MD: Robley in the states is always sort of hit or miss for me. In Japan, there's something outlandish and out of place to him that really works. Baba doesn't get nearly enough credit for how much he gives. I don't think he gets enough credit in general. He's Andre-like in that his very touch can destroy an opponent but also incredible capable of garnering sympathy, almost from his appearance alone. He could easily swallow the entirety of the space in any match he was in like an Inoki or Verne often does, but instead he understands how to reach the hearts of his audience, even while submerged in an environment where there's a real risk/fear to selling.

He gave Robley space to shine and Robley used it to the fullest, coming at him like an ornery honey badger. I've been watching a ton of these 1982 matches, but the image of Baba hanging upside down between the ropes and Robley battering him is going to stay with me even among all the noise. I bet it stayed with that crowd for a long time too.
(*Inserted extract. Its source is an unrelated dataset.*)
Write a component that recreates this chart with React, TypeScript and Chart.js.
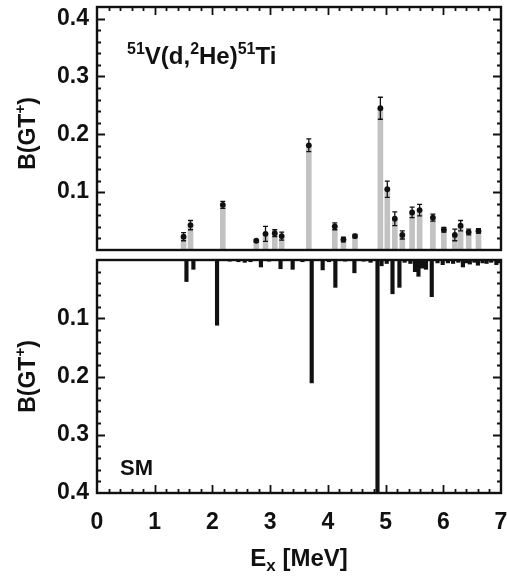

Genichiro Tenryu/Hiroshi Hase vs. Toshiaki Kawada/Kensuke Sasaki AJPW 1/28/01

PAS: This is from the 2001 AJPW Dome show, and was only recently available outside of clips. AJPW post Misawa and pre-Muto was basically WAR, and this was a WAR style slugfest. It was four big stars beating the bricks off of each other, Sasaki blistering chests with chops, Tenryu punching people square in the jaw and toe kicking folks in the eye, Kawada throwing thick thudding kicks to the chest and Hase hitting as hard as I have ever seen him hit. It feels a little like a super violent exhibition then a match with a ton of build and story. We never really had anyone take an extended beating or a super progression to the end, but man it is hard not to enjoy Kawada and Tenryu trying to cave each others face in, or Sasaki slapping his good buddy Hase hard directly in the ear.

MD: We all have the things we go for. While I can meet certain matches half way, this wasn't for me. There's a period in the middle where Kawada and Sasaki have an extended period of control on Hase. I'd call it a real peril or heat segment, though there wasn't really that sort of face/heel divide. Hase's comeback attempts mainly consist of attempting the same sort of strike exchanges that litter the match, but losing each one because he's increasingly hurt and beat down. I thought the way he portrayed that, with increasing desperation and pride, but also decreasing levels of success, was actually pretty excellent and easily the best part of this match. Otherwise, this was just guys beating on each other without rhyme or reason. I'm a lot happier watching that for ten minutes than twenty-five.